Unlike basic ERP scorecards, this approach uses embedded AI to ingest unstructured data - such as news of labor strikes, weather patterns, or sub-tier financial filings. It moves beyond "what happened" to "what is likely to happen next week." For the COO, this means receiving a high-confidence alert that a specific casting house in Southeast Asia has a 75% probability of a 10-day delay, providing a two-week head start to re-route orders. The 'Operating Wedge': Scoping Your First AI Win in 8 Weeks Establishing AI readiness does not require a multi-year digital transformation. Large-scale projects often fail due to complexity; instead, focus on a quick win by targeting a single high-impact category or a "bottleneck" supplier tier. This narrow scope allows for time-to-value metrics that satisfy both C-suite and PE stakeholders.

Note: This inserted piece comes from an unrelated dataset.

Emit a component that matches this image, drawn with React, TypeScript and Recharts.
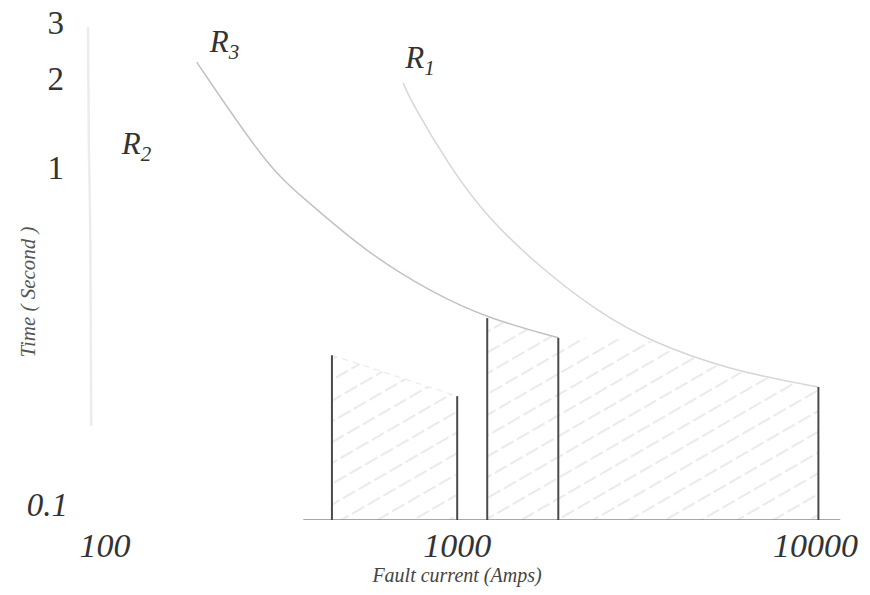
import React from 'react';
import { ComposedChart, Line, Area, XAxis, YAxis } from 'recharts';

const xTicks = [100, 1000, 10000];
const yTicks = [0.1, 1, 2, 3];

// relay characteristics (fault current in A, operating time in s)
const r1 = [
  { current: 709, time: 1.98 },
  { current: 741, time: 1.76 },
  { current: 956, time: 1.11 },
  { current: 1211, time: 0.79 },
  { current: 1698, time: 0.56 },
  { current: 2490, time: 0.41 },
  { current: 3360, time: 0.342 },
  { current: 5596, time: 0.279 },
  { current: 10000, time: 0.248 },
];
const r2 = [
  { current: 95, time: 2.9 },
  { current: 95.5, time: 1.4 },
  { current: 96.5, time: 0.6 },
  { current: 97, time: 0.19 },
];
const r3 = [
  { current: 190, time: 2.28 },
  { current: 298, time: 1.12 },
  { current: 367, time: 0.92 },
  { current: 563, time: 0.619 },
  { current: 858, time: 0.471 },
  { current: 1211, time: 0.397 },
  { current: 1905, time: 0.347 },
];

// vertical limits of each protected section
const limits = [
  { current: 450, time: 0.308 },
  { current: 1000, time: 0.233 },
  { current: 1211, time: 0.397 },
  { current: 1905, time: 0.347 },
  { current: 10000, time: 0.248 },
];

// hatched zones
const zoneA = [
  { current: 450, time: 0.308 },
  { current: 1000, time: 0.233 },
];
const zoneB = [
  { current: 1211, time: 0.397 },
  { current: 1905, time: 0.347 },
];
const zoneC = [
  { current: 1905, time: 0.347 },
  { current: 3360, time: 0.342 },
  { current: 5596, time: 0.279 },
  { current: 10000, time: 0.248 },
];

const baseLine = [
  { current: 375, time: 0.1 },
  { current: 11500, time: 0.1 },
];

const SERIF = '"Liberation Serif", "Times New Roman", serif';

const XTick = (props: any) => {
  const { x, y, payload } = props;
  const v = payload.value;
  const nudge = v === 100 ? 9 : v === 10000 ? -3 : 0;
  return (
    <text x={x + nudge} y={y + 29} textAnchor="middle" fontFamily={SERIF}
      fontStyle="italic" fontSize={34} fill="#333">
      {v}
    </text>
  );
};

const YTick = (props: any) => {
  const { x, y, payload } = props;
  const v = payload.value;
  const nudge = v === 0.1 ? -16 : v === 1 ? -15 : v === 2 ? -3 : 0;
  return (
    <text x={x + (v === 0.1 ? 15 : 11)} y={y + nudge} dy="0.35em" textAnchor="end" fontFamily={SERIF}
      fontStyle={v === 0.1 ? 'italic' : 'normal'} fontSize={33} fill="#333">
      {v}
    </text>
  );
};

const curveLabel = (sub: string, at: number, dx: number, dy: number) => (props: any) => {
  const { x, y, index } = props;
  if (index !== at) return null;
  return (
    <text x={x + dx} y={y + dy} fontFamily={SERIF} fontStyle="italic" fill="#333">
      <tspan fontSize={31}>R</tspan>
      <tspan fontSize={21} dy={7}>{sub}</tspan>
    </text>
  );
};

const App: React.FC = () => {
  return (
    <div style={{ width: 870, height: 595, background: '#fff' }}>
      <style>{'body { margin: 0; }'}</style>
      <ComposedChart width={870} height={595} margin={{ top: 22, right: 23, left: 0, bottom: 15 }}>
        <defs>
          <pattern id="hatch" patternUnits="userSpaceOnUse" width="18" height="18"
            patternTransform="rotate(-30)">
            <line x1="0" y1="9" x2="18" y2="9" stroke="#d6d6d6" strokeWidth={1.2} strokeDasharray="8 4" />
          </pattern>
        </defs>
        <XAxis
          dataKey="current"
          type="number"
          scale="log"
          domain={[80, 12000]}
          ticks={xTicks}
          allowDataOverflow
          height={60}
          axisLine={false}
          tickLine={false}
          tick={<XTick />}
          label={(props: any) => {
            const vb = props.viewBox;
            return (
              <text x={vb.x + vb.width / 2 + 3} y={vb.y + 62} textAnchor="middle" fontFamily={SERIF}
                fontStyle="italic" fontSize={20} fill="#444">
                Fault current (Amps)
              </text>
            );
          }}
        />
        <YAxis
          dataKey="time"
          type="number"
          scale="log"
          domain={[0.1, 3]}
          ticks={yTicks}
          allowDataOverflow
          width={61}
          axisLine={false}
          tickLine={false}
          tick={<YTick />}
          label={() => {
            return (
              <text x={35} y={292} textAnchor="middle" fontFamily={SERIF} fontStyle="italic"
                fontSize={21} fill="#555" transform="rotate(-90 35 292)">
                Time ( Second )
              </text>
            );
          }}
        />
        <Area data={zoneA} dataKey="time" type="linear" stroke="none" fill="url(#hatch)" fillOpacity={1}
          baseValue="dataMin" isAnimationActive={false} dot={false} activeDot={false} />
        <Area data={zoneB} dataKey="time" type="linear" stroke="none" fill="url(#hatch)" fillOpacity={1}
          baseValue="dataMin" isAnimationActive={false} dot={false} activeDot={false} />
        <Area data={zoneC} dataKey="time" type="linear" stroke="none" fill="url(#hatch)" fillOpacity={1}
          baseValue="dataMin" isAnimationActive={false} dot={false} activeDot={false} />
        <Line data={zoneA} dataKey="time" type="linear" stroke="#e8e8e8" strokeWidth={1}
          strokeDasharray="6 5" dot={false} activeDot={false} isAnimationActive={false} />
        <Line data={r2} dataKey="time" type="monotone" stroke="#ececec" strokeWidth={2.5}
          dot={false} activeDot={false} isAnimationActive={false}
          label={curveLabel('2', 1, 33, 20)} />
        <Line data={r3} dataKey="time" type="basis" stroke="#c2c2c2" strokeWidth={1.5}
          dot={false} activeDot={false} isAnimationActive={false}
          label={curveLabel('3', 0, 13, -10)} />
        <Line data={r1} dataKey="time" type="basis" stroke="#d6d6d6" strokeWidth={1.5}
          dot={false} activeDot={false} isAnimationActive={false}
          label={curveLabel('1', 0, 2, -15)} />
        <Line data={baseLine} dataKey="time" type="linear" stroke="#8a8a8a" strokeWidth={1.5}
          dot={false} activeDot={false} isAnimationActive={false} />
        {limits.map((l, i) => (
          <Line key={i} data={[{ current: l.current, time: 0.1 }, l]} dataKey="time" type="linear"
            stroke="#4a4a4a" strokeWidth={2} dot={false} activeDot={false} isAnimationActive={false} />
        ))}
      </ComposedChart>
    </div>
  );
};

export default App;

In the first 4 weeks, the focus is on data hygiene - connecting internal job costing and purchase order history with external risk signals. By week 8, the model should be surfacing estimate-vs-actual variances that were previously invisible. For example, a mid-market automotive supplier used this phased approach to identify a high-risk electronic component vendor, allowing them to dual-source before a localized plant closure occurred, saving an estimated $450k in potential air-freight costs. Integrating Predictive Intel into the COO’s Workflow Predictive intelligence is useless if it remains trapped in a dashboard monitored only by junior analysts. To drive value creation, AI alerts must be integrated into the weekly executive reporting rhythm. When the system flags a risk, the response should be codified: does the team increase safety stock, renegotiate terms, or trigger a backup supplier?

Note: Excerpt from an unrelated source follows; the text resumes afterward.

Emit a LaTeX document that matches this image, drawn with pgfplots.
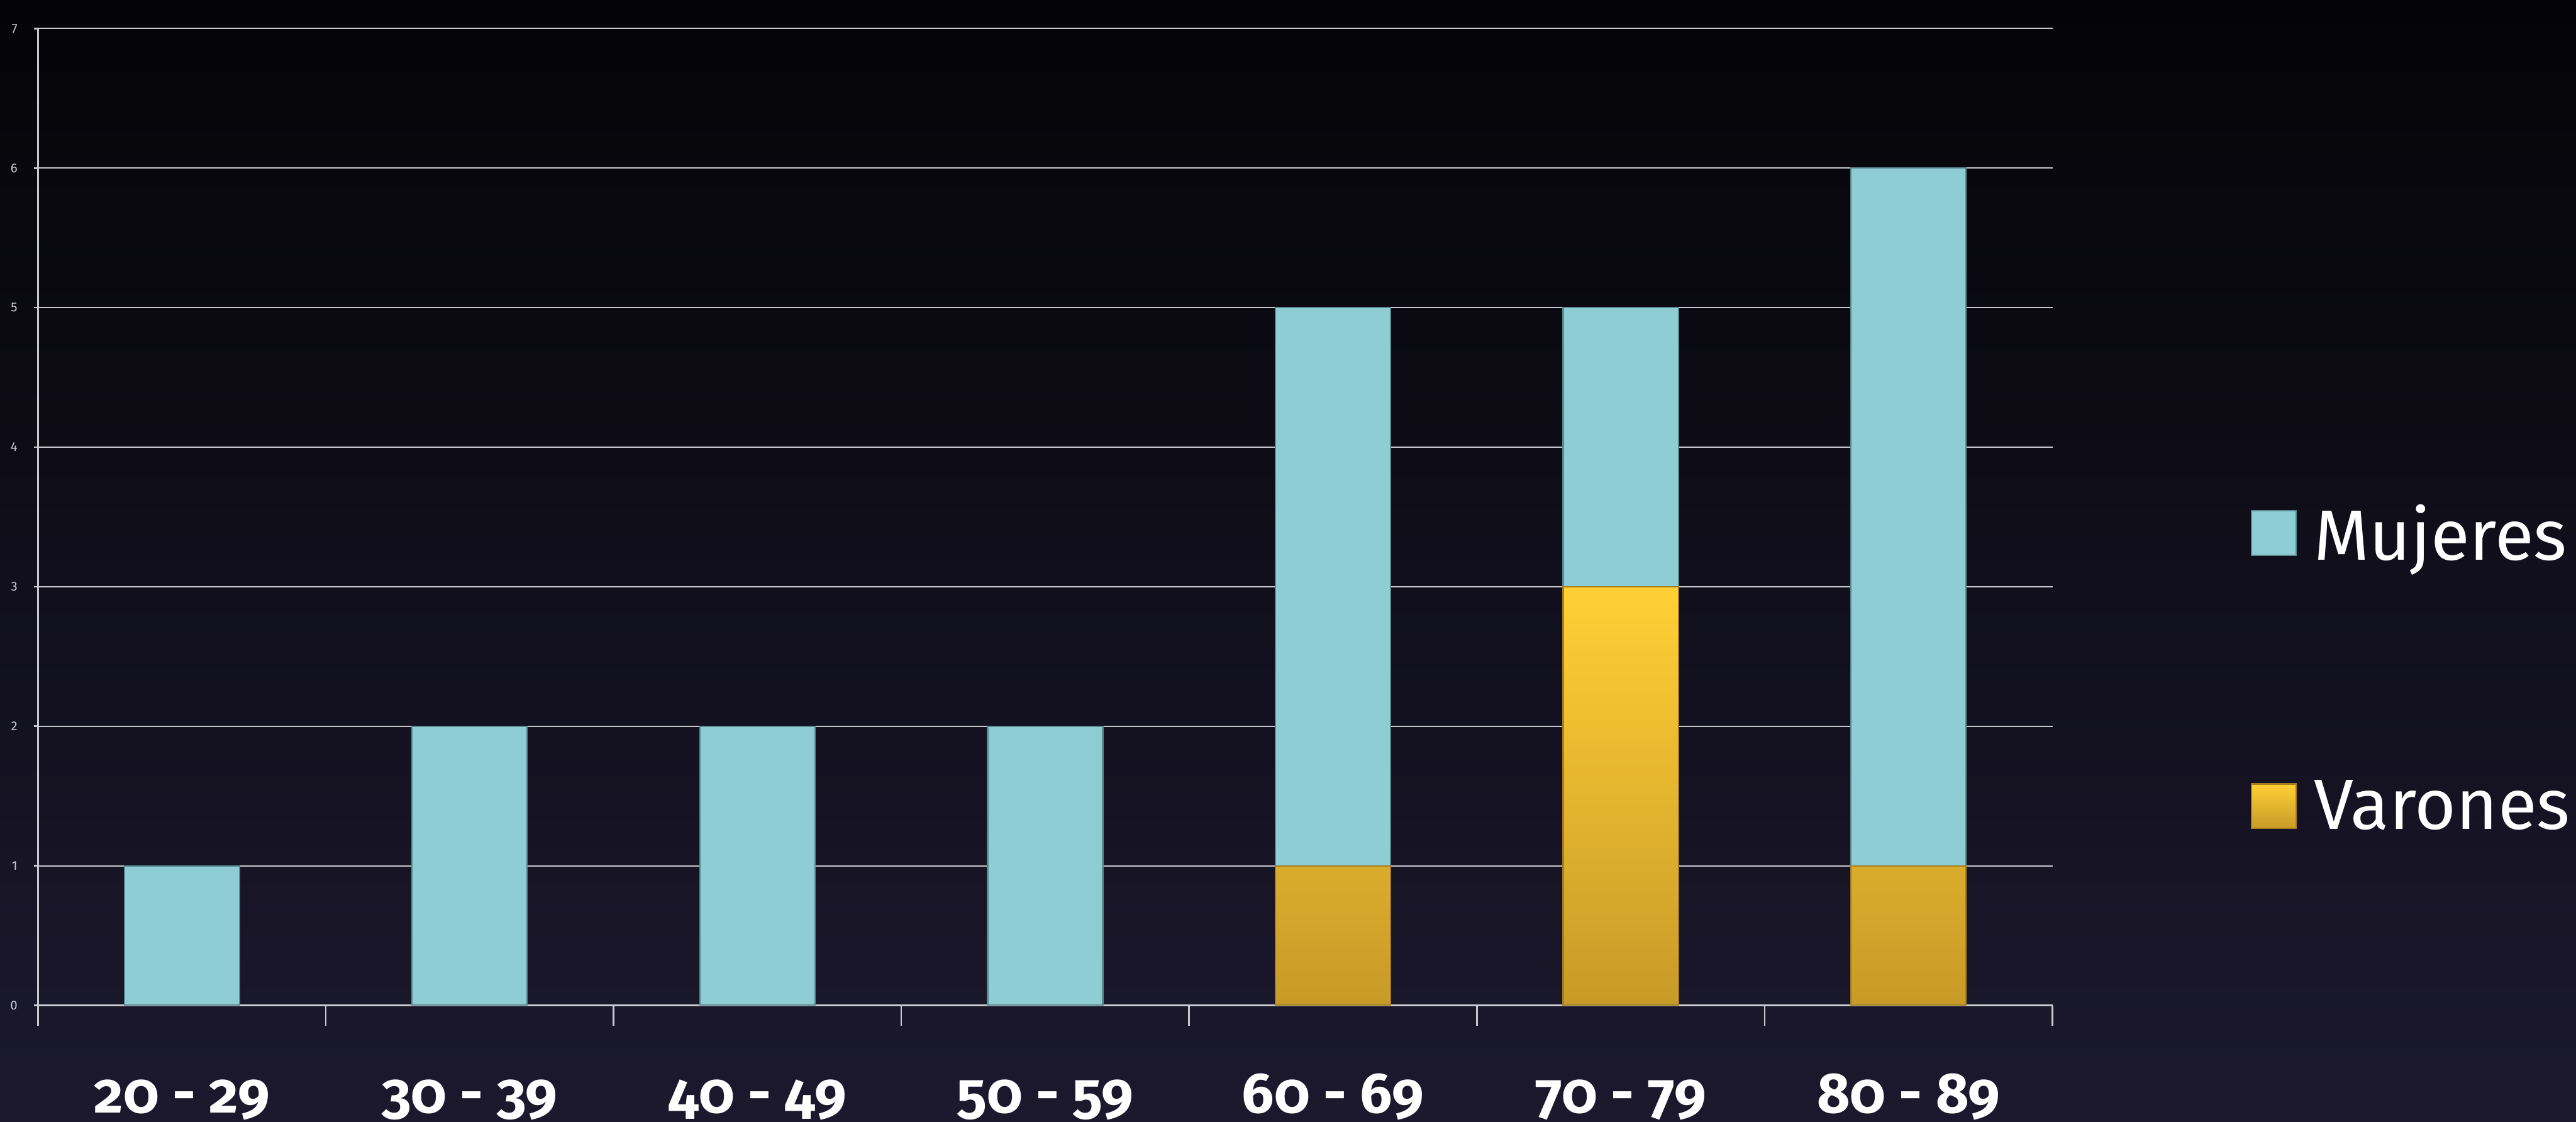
\documentclass[border=0pt]{standalone}
\usepackage{fontspec}
\setmainfont{Fira Sans}
\newfontfamily\labfont[Numbers=OldStyle]{Fira Sans}
\usepackage{pgfplots}
\pgfplotsset{compat=1.18}
\definecolor{bgtop}{RGB}{4,4,7}
\definecolor{bgbot}{RGB}{28,25,46}
\definecolor{muj}{RGB}{142,205,211}
\definecolor{mujedge}{RGB}{88,138,142}
\definecolor{vartop}{RGB}{255,208,53}
\definecolor{varbot}{RGB}{200,154,40}
\definecolor{varedge}{RGB}{165,125,30}
\definecolor{gridc}{RGB}{200,200,208}
\begin{document}
\begin{tikzpicture}
\clip (0,0) rectangle (542.7pt,236.3pt);
\shade[top color=bgtop, bottom color=bgbot] (0,0) rectangle (542.7pt,236.3pt);
\begin{axis}[
  at={(8pt,24.5pt)}, anchor=south west,
  scale only axis, width=424.4pt, height=205.8pt,
  xmin=-0.5, xmax=6.5, ymin=0, ymax=7,
  axis lines*=left,
  axis line style={gridc, line width=0.35pt},
  ybar stacked, bar width=0.4,
  xtick={0,...,6},
  xticklabels={20 - 29,30 - 39,40 - 49,50 - 59,60 - 69,70 - 79,80 - 89},
  major x tick style={draw=none},
  minor xtick={-0.5,0.5,...,6.5},
  minor x tick style={gridc, line width=0.35pt},
  minor tick length=4.3pt,
  major tick length=0.8pt,
  tick align=outside,
  ytick={0,...,7},
  ytick style={gridc, line width=0.35pt},
  ymajorgrids,
  grid style={gridc, line width=0.3pt},
  /pgf/number format/assume math mode=true,
  yticklabel style={font=\fontsize{2.7}{3}\selectfont, text=gridc},
  xticklabel style={font=\labfont\bfseries\fontsize{12.0}{14}\selectfont, text=white, anchor=base, yshift=-21.9pt},
  legend style={at={(1.098,0.514)}, anchor=north west, draw=none, fill=none,
    text=white, font=\fontsize{15.0}{18}\selectfont, row sep=45pt, column sep=3.6pt, inner sep=0pt,
    nodes={inner sep=0pt}},
  legend cell align=left,
  reverse legend,
  legend image code/.code={\path[#1] (0pt,-4.2pt) rectangle (9.4pt,5.2pt);},
]
\addplot[top color=vartop, bottom color=varbot, draw=varedge, line width=0.3pt]
  coordinates {(0,0) (1,0) (2,0) (3,0) (4,1) (5,3) (6,1)};
\addlegendentry{Varones}
\addplot[fill=muj, draw=mujedge, line width=0.3pt]
  coordinates {(0,1) (1,2) (2,2) (3,2) (4,4) (5,2) (6,5)};
\addlegendentry{Mujeres}
\end{axis}
\end{tikzpicture}
\end{document}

For an Operating Partner, this data provides the operating leverage needed to justify capital allocation toward inventory build-up for specific high-risk items. It transforms procurement from a transactional function into a strategic pillar of EBITDA improvement. When the COO can see the projected risk across the entire portfolio, they can direct engineering teams to qualify alternative materials or vendors months before a crisis manifests. Measuring Success: KPI Impacts on COGS and Resilience The success of AI supplier risk prediction is measured in hard dollars, not "innovation" points. The primary metric is the reduction in margin leakage caused by supply surprises. By tracking the delta between predicted and actual delivery times, manufacturers can tighten their production schedules and reduce the "just-in-case" inventory that frequently ties up working capital.

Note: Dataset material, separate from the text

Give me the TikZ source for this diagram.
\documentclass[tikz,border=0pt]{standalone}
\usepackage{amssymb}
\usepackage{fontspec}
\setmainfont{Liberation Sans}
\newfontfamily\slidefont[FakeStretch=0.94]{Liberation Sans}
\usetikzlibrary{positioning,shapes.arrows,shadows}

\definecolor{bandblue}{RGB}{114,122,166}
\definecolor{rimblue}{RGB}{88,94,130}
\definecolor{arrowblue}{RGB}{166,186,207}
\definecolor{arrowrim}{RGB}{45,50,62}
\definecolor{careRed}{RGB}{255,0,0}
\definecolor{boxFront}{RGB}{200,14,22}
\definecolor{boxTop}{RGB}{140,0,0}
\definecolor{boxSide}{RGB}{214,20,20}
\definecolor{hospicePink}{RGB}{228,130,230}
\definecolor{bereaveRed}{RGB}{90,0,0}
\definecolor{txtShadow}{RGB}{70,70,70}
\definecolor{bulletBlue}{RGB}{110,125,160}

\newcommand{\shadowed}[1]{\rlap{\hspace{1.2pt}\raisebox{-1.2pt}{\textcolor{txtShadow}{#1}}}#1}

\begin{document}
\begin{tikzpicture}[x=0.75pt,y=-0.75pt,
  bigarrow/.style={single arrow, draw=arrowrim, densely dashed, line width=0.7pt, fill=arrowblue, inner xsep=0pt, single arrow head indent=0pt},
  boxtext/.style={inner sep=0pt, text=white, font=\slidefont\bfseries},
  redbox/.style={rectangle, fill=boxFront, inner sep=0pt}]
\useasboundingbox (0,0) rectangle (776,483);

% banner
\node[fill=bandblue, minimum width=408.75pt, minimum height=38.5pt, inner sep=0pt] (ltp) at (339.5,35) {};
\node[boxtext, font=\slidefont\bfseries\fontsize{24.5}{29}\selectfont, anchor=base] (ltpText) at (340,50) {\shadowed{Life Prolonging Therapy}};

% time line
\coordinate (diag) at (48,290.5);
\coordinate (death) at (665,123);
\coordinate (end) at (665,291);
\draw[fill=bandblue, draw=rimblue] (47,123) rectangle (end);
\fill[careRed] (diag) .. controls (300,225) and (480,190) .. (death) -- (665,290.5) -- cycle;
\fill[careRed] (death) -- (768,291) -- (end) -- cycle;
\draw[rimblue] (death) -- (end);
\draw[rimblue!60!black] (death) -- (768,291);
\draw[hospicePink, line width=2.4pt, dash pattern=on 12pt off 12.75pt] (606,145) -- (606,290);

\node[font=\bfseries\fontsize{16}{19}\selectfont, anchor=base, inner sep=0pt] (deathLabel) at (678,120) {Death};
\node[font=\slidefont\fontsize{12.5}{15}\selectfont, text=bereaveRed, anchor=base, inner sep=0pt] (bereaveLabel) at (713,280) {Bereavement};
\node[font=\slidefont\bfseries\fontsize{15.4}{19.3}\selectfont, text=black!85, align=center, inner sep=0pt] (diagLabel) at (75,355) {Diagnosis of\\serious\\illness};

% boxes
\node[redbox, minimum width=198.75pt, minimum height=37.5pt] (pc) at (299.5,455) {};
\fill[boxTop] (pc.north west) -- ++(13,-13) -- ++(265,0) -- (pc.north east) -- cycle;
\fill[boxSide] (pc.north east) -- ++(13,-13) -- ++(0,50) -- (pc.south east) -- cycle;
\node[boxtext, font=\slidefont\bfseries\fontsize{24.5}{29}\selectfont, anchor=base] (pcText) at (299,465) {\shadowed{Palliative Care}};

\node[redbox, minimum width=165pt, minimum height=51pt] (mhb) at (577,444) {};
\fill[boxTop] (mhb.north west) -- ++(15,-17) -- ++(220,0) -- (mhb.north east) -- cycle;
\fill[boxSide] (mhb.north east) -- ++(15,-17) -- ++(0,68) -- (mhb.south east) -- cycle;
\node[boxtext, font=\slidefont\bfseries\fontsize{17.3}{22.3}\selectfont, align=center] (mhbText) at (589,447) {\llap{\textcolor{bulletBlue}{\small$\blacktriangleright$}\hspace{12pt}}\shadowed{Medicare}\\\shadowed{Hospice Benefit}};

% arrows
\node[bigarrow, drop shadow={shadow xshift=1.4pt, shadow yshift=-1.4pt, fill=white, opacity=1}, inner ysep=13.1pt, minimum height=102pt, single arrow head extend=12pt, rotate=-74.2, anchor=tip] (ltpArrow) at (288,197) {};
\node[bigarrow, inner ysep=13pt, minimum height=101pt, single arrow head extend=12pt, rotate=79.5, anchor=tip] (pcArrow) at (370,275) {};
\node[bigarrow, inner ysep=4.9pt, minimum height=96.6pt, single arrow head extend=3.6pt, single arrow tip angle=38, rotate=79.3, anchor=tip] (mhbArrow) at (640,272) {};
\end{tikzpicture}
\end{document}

Key performance indicators to monitor include:
Expedited Freight Spend: A direct correlation to better risk foresight. Lead Time Variance: Reducing the standard deviation of delivery windows. Production Line Downtime: Measuring hours saved from component-related stoppages. EBITDA Impact: Total savings from avoided disruptions and improved procurement terms. FAQ How long does it take to see results from AI supplier risk prediction? Small-scale implementations follow an 8-week "operating wedge" model. You can typically identify the first actionable risk signals within 30 to 60 days by focusing on your top 20% of suppliers by spend or criticality.
Does this require a complete ERP overhaul? No, modern predictive tools function as an execution layer that sits on top of your existing ERP or MES. They pull data from current systems via API and supplement it with external market signals without requiring a "rip and replace" of your core infrastructure.
How does this improve manufacturing EBITDA? It improves EBITDA by stripping out the hidden costs of volatility, such as emergency shipping fees, labor inefficiencies due to parts shortages, and the high cost of holding excessive safety stock across the entire bill of materials.
What data is needed to get started? Initial models require historical purchase orders, supplier delivery performance data (OTIF), and current inventory levels. This internal data is then harmonized with external datasets like port congestion, currency fluctuations, and geographic weather patterns.
Implementing predictive risk modeling ensures your supply chain is a source of competitive advantage rather than a recurring threat to your exit multiple. Focusing on targeted execution allows for rapid ROI while building a foundation for long-term resilience.